In addressing the question of an environmental structure for the MoMA PS1 courtyard we were inspired by the story of an old material and its reinvention that profoundly affected the connection between social narrative and the environment. In 12th century Paris, the Abbey Saint Denis experienced a substantial reconstruction that included, for the first time, the use of polychromatic dyed glass to extend the narrative possibilities of painting into the surface of the apse window. Upon completion, Abbot Suger was so moved by the multicolored cast of light and its narrative power that he declared it the ‘Lux Nova’ or the ‘new light’. This was to become a primary architectural practice incorporated in the collective experience of the gothic period and beyond.
Although the PS1’s environmental structure may have less sacred aspirations for the employ of innovative material techniques, the collective narrative of the ‘Warm-Up’ ritual and more contemplative museum installation narrative offer unique cultural counterpoints for the exploration of architectural invention.
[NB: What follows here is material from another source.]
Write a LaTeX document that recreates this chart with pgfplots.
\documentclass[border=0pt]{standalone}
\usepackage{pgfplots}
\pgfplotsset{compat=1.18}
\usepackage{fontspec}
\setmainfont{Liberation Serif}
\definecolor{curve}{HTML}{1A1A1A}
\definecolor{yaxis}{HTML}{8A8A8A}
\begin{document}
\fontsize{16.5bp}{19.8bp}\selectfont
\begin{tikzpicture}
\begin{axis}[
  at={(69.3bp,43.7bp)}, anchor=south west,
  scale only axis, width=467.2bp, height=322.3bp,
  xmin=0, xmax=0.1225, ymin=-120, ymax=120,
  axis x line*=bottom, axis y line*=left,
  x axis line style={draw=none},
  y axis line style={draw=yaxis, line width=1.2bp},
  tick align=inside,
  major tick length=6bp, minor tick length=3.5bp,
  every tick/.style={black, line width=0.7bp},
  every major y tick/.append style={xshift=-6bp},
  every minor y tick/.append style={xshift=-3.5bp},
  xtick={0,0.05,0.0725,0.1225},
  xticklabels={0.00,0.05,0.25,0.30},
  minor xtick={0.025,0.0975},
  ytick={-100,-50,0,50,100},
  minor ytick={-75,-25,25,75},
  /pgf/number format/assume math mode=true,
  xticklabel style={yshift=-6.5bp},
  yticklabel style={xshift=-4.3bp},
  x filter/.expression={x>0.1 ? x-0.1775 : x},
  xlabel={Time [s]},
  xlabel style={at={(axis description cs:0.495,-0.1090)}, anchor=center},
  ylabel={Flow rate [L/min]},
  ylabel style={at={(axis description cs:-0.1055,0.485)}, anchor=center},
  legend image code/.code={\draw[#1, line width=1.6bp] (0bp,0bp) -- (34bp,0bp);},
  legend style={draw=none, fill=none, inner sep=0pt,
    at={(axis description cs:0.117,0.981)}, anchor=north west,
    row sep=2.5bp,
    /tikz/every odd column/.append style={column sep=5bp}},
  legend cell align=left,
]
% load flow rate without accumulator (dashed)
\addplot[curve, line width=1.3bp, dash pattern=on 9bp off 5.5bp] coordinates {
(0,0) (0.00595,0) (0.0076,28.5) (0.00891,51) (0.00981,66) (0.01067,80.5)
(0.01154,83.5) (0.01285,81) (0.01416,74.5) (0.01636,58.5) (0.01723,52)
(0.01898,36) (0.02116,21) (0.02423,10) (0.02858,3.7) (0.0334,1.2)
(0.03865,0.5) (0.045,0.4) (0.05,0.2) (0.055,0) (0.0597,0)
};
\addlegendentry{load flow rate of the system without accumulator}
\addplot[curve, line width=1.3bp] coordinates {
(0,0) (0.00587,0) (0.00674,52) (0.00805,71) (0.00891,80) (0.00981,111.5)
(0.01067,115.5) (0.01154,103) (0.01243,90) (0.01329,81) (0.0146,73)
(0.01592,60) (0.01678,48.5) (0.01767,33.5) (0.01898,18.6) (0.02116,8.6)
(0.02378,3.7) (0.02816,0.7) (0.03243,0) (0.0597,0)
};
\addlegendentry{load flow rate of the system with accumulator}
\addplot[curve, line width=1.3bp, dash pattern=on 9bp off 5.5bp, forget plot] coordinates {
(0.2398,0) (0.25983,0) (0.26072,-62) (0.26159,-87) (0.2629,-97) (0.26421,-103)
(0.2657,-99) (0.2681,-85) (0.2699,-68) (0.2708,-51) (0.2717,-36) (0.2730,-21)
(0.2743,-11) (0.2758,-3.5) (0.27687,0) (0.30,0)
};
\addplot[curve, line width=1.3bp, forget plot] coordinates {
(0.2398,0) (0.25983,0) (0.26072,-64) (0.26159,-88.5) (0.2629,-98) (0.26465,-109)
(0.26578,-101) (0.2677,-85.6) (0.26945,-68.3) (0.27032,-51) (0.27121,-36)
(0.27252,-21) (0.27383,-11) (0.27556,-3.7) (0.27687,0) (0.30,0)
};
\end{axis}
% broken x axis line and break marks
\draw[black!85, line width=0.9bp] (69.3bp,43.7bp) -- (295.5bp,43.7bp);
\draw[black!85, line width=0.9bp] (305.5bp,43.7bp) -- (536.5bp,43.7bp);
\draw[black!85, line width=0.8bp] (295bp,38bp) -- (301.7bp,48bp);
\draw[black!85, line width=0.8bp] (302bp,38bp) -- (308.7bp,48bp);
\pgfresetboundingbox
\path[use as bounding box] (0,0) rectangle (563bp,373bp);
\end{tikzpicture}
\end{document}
The architectural installation is primarily an environmental structure that proposes a diaphanous multihued surface that spans above and thickens locally to provide multiple scales of habitation, both collective and intimate. The structure produces both temperate environments and luminous atmospheres that drift dynamically with daylight. This narrates a landscape of light, color and ambient environments that create temporary atmospheres for contemplative and collective occupation.
The proposal explores the basic environmental and cultural performance of extruded cellular polycarbonate. Polycarbonate is a featherweight, high strength building material which is sustainably manufactured and 100 percent recyclable. The architectural use of the polycarbonate leverages both the high strength and ultralight weight as a series of blades in an interwoven lattice structural skin. The geometric organization of the structure creates a fenestrated surface that produces a moiré visual field condition.
With this innovation, the narrative power of the material’s properties is revealed and attention is returned to a basic condition of architecture as an influencer of local atmospheres through material means.
Project Description (conversational summary):
The story of the rise of stained glass use in religious gothic architecture served as an important analogy for our design approach. We were intrigued by the idea that stained glass was a material technology which was much older when it was first experimented with as a window material. It was the desire to extend the idea of painterly narrative across the window portal that lead to a breakthrough in it’s use and widespread subsequent adaptation in religious (collective) gothic architecture. Hence, without the need for social narrative to extend the painterly surface of architecture across the window portal of the gothic church the breakthrough of material innovation and novel application would not have taken place then.
We were interested in our design picking up on the narrative capacity of color, luminous space and visual field effects to suggest new environmental conditions. We were attracted to the possibility of the architect as an ‘environmental curator’. Given the nature of the site and program we found that the intersection of environmental performance and the production of ‘atmosphere’ provided a real opportunity to construct a dynamic spatial canvas that could be staged for playful, intimate and collective occupation.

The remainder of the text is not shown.